The topic of technology is a popular one as it continues to find its way into mainstream real estate conversations. In terms of how BGO incorporates it, Kalsi said they put together a group of people at the firm to spearhead initiatives around accelerating technology to be a better, more efficient company and exploring investment opportunities related to technology. “I think real estate as an asset is in its early days of technological disruption,” and Kalsi further joked that if we don’t think about the past year and how that has changed things, “we will be like the dodo birds.” From a public company perspective, Margolis emphasized that, “technology will change the ways companies and customers interact with each other,” and mentioned how Extra Storage Space developed an online leasing option to help make for a more seamless customer experience when employees can’t help them in-person.
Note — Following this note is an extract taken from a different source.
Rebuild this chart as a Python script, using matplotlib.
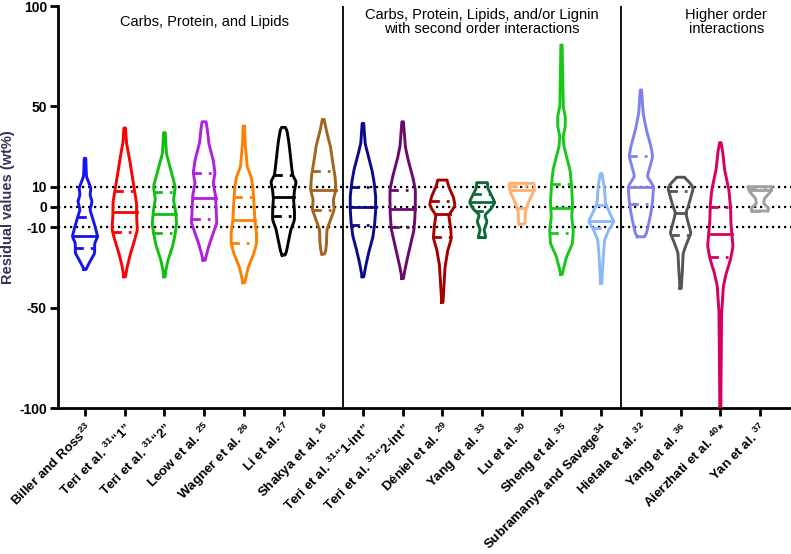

Both Kalsi and Margolis acknowledged that debt is deep and available, thus impacting portfolio construction. “The challenge of the debt markets will be when some of the securities come through,” Kalsi said. “I joke we’re at the time of the great forbearance – that’s going to end at some point. The day that ends is the day we have herd immunity in the U.S.” Wrapping up the conference with a question from the audience, Kalsi and Margolis were asked what is it this year that “keeps them up at night” now that we’ve gone through the initial challenges of the pandemic. Margolis responded, “The things that keep me up at night are not so much about industry-shifting risks like COVID-19, but about how we retain our workforce,” and added, “People are a real challenge for us since a lot of companies are moving to Utah and want to entice them. So how do you keep the best engaged and diverse workforce?” He accurately pointed out that just because you’re the leader today doesn’t mean you’ll be the leader of tomorrow. Kalsi feels that being a purpose-driven company is now more important than, which also resonates with investors as the focus on doing good becomes more and more important. On this note, Kalsi posed a question to the audience. “Where do we put capital to work? And how do we make an impact from an environmental and social perspective?”